For young people in Sierra Leone's capital, Freetown, there is a code for the perilous journey that they are making to Europe via Libya.

Photo: Mats Utas

“Back then, when the boats came, people used to run. Now we’d get on gladly, at least it would mean work.” Junior’s bleak jokes are not making anyone laugh. He takes another sip of his Sprite and kicks up the dust on the street where we are sitting in Freetown, Sierra Leone. “That’s why everyone wants to go on a Temple Run”, he adds – this time everyone nods knowingly. In the addictive mega-hit mobile phone game, Temple Run, “you have to run for your life to escape the Evil Demon Monkeys nipping at your heels.” This involves jumping walls of fire, swimming through treacherous waters and flying across collapsing bridges. For young people in Freetown, Temple Run has become code for the perilous journey that an increasing number of young Sierra Leoneans are making to Europe via Libya.
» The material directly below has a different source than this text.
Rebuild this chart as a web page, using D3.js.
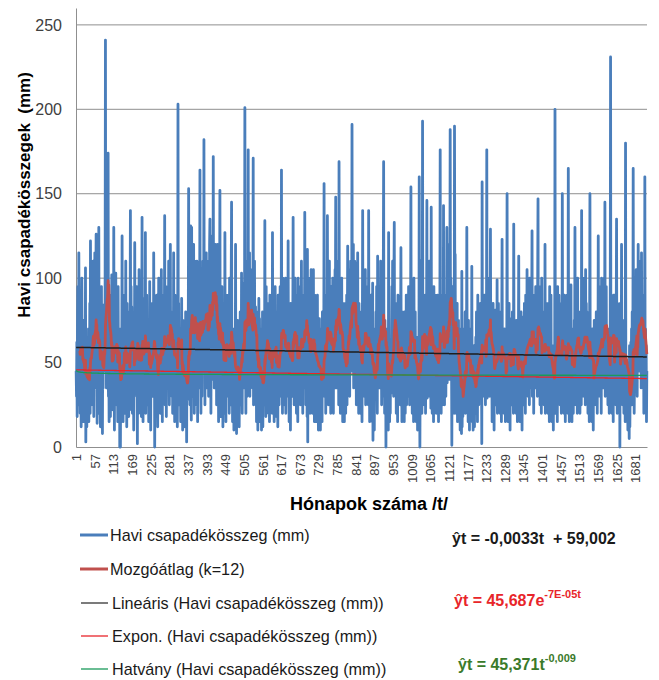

It wasn’t always like this. The collective memory of the Atlantic slave trade off the shores of the Upper Guinea Coast to which Junior alluded when talking about boats, was once used to talk about rights. “We are Sierra Leoneans, not slaves!” young Freetonians shouted in 2013, when an urban beautification project threatened to shut down the informal livelihoods, such as commercial motorbike riding, that allow most young people to survive in the city. Through these slogans, and affirmations of citizenship, young people expressed their hopes and expectations of the government’s ability to deliver development after a 10-year civil war. The struggle was real, but hopes were high then. And then Ebola broke out in 2014. Junior and his friends kept hustling in Freetown, in the streets near Connaught Hospital, where at the height of the epidemic bodies were being dumped in the streets because there was no capacity to admit patients. Some volunteered to join the response as contact tracers and burial team members. Junior himself got sick. He collapsed in the streets and everyone ran away from him scared of contracting Ebola, leaving him alone to drag himself to the hospital and be put in isolation before his tests showed positive only for malaria. The economy crashed during the epidemic, and the post-war gains in economic growth all but disappeared.
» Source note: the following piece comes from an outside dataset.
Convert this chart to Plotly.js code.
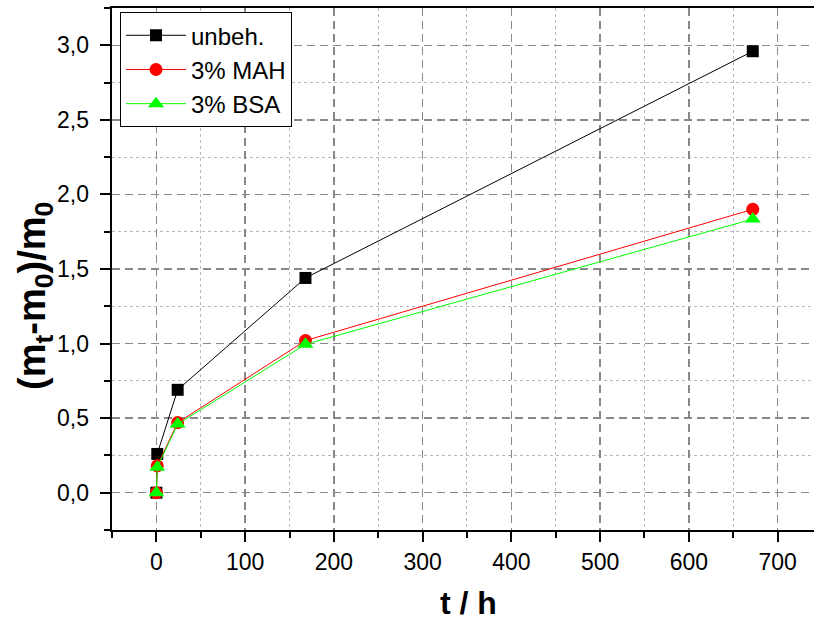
<!DOCTYPE html>
<html>
<head>
<meta charset="utf-8">
<script src="https://cdn.plot.ly/plotly-3.0.1.min.js"></script>
<style>html,body{margin:0;padding:0;overflow:hidden;background:#fff}</style>
</head>
<body>
<div id="chart" style="width:814px;height:620px"></div>
<script>
const tHours = [0, 1, 24, 168, 672];
const unbeh = [0, 0.26, 0.69, 1.44, 2.96];
const mah3 = [0, 0.18, 0.47, 1.02, 1.90];
const bsa3 = [0, 0.17, 0.46, 0.995, 1.835];
const seriesNames = ['unbeh.', '3% MAH', '3% BSA'];
const xTitle = 't / h';
const yTitle = '(m<sub>t</sub>-m<sub>0</sub>)/m<sub>0</sub>';

const FONT = 'Arial, "Liberation Sans", sans-serif';

const traces = [
  {x: tHours, y: unbeh, name: seriesNames[0], mode: 'lines+markers',
   line: {color: '#000000', width: 1}, marker: {symbol: 'square', size: 12, color: '#000000'}},
  {x: tHours, y: mah3, name: seriesNames[1], mode: 'lines+markers',
   line: {color: '#ff0000', width: 1}, marker: {symbol: 'circle', size: 13, color: '#ff0000'}},
  {x: tHours, y: bsa3, name: seriesNames[2], mode: 'lines+markers',
   line: {color: '#00ff00', width: 1}, marker: {symbol: 'triangle-up', size: 14, color: '#00ff00'}}
];

const layout = {
  width: 814, height: 620,
  margin: {l: 112, r: 0, t: 8, b: 90},
  paper_bgcolor: '#ffffff', plot_bgcolor: '#ffffff',
  separators: ',.',
  font: {family: FONT, size: 24, color: '#000000'},
  showlegend: true,
  legend: {
    x: 0.0114, y: 0.992, xanchor: 'left', yanchor: 'top',
    bgcolor: '#ffffff', bordercolor: '#000000', borderwidth: 1,
    font: {family: FONT, size: 24, color: '#000000'},
    itemwidth: 60, tracegroupgap: 0
  },
  xaxis: {
    range: [-50, 741], autorange: false,
    showline: true, linecolor: '#000000', linewidth: 2, mirror: true,
    ticks: 'outside', ticklen: 10, tickwidth: 2, tickcolor: '#000000',
    tickmode: 'linear', tick0: 0, dtick: 100,
    tickfont: {family: FONT, size: 23, color: '#000000'},
    showgrid: true, gridcolor: '#888888', gridwidth: 1.5, griddash: '8px,5px',
    zeroline: false,
    minor: {tick0: 0, dtick: 50, ticks: 'outside', ticklen: 6, tickwidth: 2, tickcolor: '#000000',
            showgrid: true, gridcolor: '#b8b8b8', gridwidth: 1, griddash: 'dot'},
    automargin: false
  },
  yaxis: {
    range: [-0.25, 3.25], autorange: false,
    showline: true, linecolor: '#000000', linewidth: 2, mirror: false,
    ticks: 'outside', ticklen: 10, tickwidth: 2, tickcolor: '#000000',
    tickmode: 'linear', tick0: 0, dtick: 0.5, tickformat: '.1f',
    ticksuffix: '\u00a0',
    tickfont: {family: FONT, size: 23, color: '#000000'},
    showgrid: true, gridcolor: '#888888', gridwidth: 1.5, griddash: '8px,5px',
    zeroline: false,
    minor: {tick0: 0, dtick: 0.25, ticks: 'outside', ticklen: 6, tickwidth: 2, tickcolor: '#000000',
            showgrid: true, gridcolor: '#b8b8b8', gridwidth: 1, griddash: 'dot'},
    automargin: false
  },
  annotations: [
    {text: '<b>' + xTitle + '</b>', xref: 'paper', yref: 'paper',
     x: (468 - 112) / 702, y: (530 - 603) / 522, xanchor: 'center', yanchor: 'middle',
     showarrow: false, font: {family: FONT, size: 32, color: '#000000'}},
    {text: '<b>' + yTitle + '</b>', xref: 'paper', yref: 'paper', textangle: -90,
     x: (35 - 112) / 702, y: (530 - 296) / 522, xanchor: 'center', yanchor: 'middle',
     showarrow: false, font: {family: FONT, size: 38, color: '#000000'}}
  ]
};

Plotly.newPlot('chart', traces, layout, {displayModeBar: false, staticPlot: true});
</script>
</body>
</html>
So now the boats have a different meaning, they are not distant memories used to claim the rights of free citizens, but they are expressions of a loss of faith, for some, that things can change in Sierra Leone. They still serve as metaphors for how young men like Junior think about citizenship, but rather than asserting expectations, they speak of failures and disappointment. Many have begun to embark on the Temple Run, passing through Agadez in Niger headed towards Libya to board new boats towards Europe. In the busy streets where informal traders get together, daily discussions are dominated by stories of those who have called from refugee camps in Italy, those whose boats capsized, those who have never been heard from again. But Temple Run, for those who stay, is also a way to talk about their own country, to reflect on the feeling that nothing is moving and the loss of energy since the protests in 2013. It signals the possibility for adventure and change and new ways to imagine a future.

During the Ebola epidemic, the media and policy-makers focused on community resistance to public health measures, on grappling with why people escaped quarantined homes and seemingly did not believe that Ebola was real. They talked about a lack of trust in a ‘fragile’ state, and of reticent communities retreating, isolating themselves from the rest of the world. But that was too simple. It failed to consider how young people want to see themselves as Sierra Leoneans, and have expectations attached to these claims; how many of them volunteered during the outbreak and bought into the narrative of national struggle. It also hides from view the ways in which collective disillusionment in the aftermath of the epidemic is balanced by daily attempts to make life after crisis work.

Junior, for example, is working hard to change himself. He stopped drinking after alcohol got him into too many fights and, last time we spoke, he thought he might have been able to secure an apprenticeship through a local politician. It wouldn’t pay much, or last long, but it was something. It’s this imagination and ability to envisage possibilities that those working to rebuild Sierra Leone ought to capture in order to reframe a social contract after the devastation of the epidemic.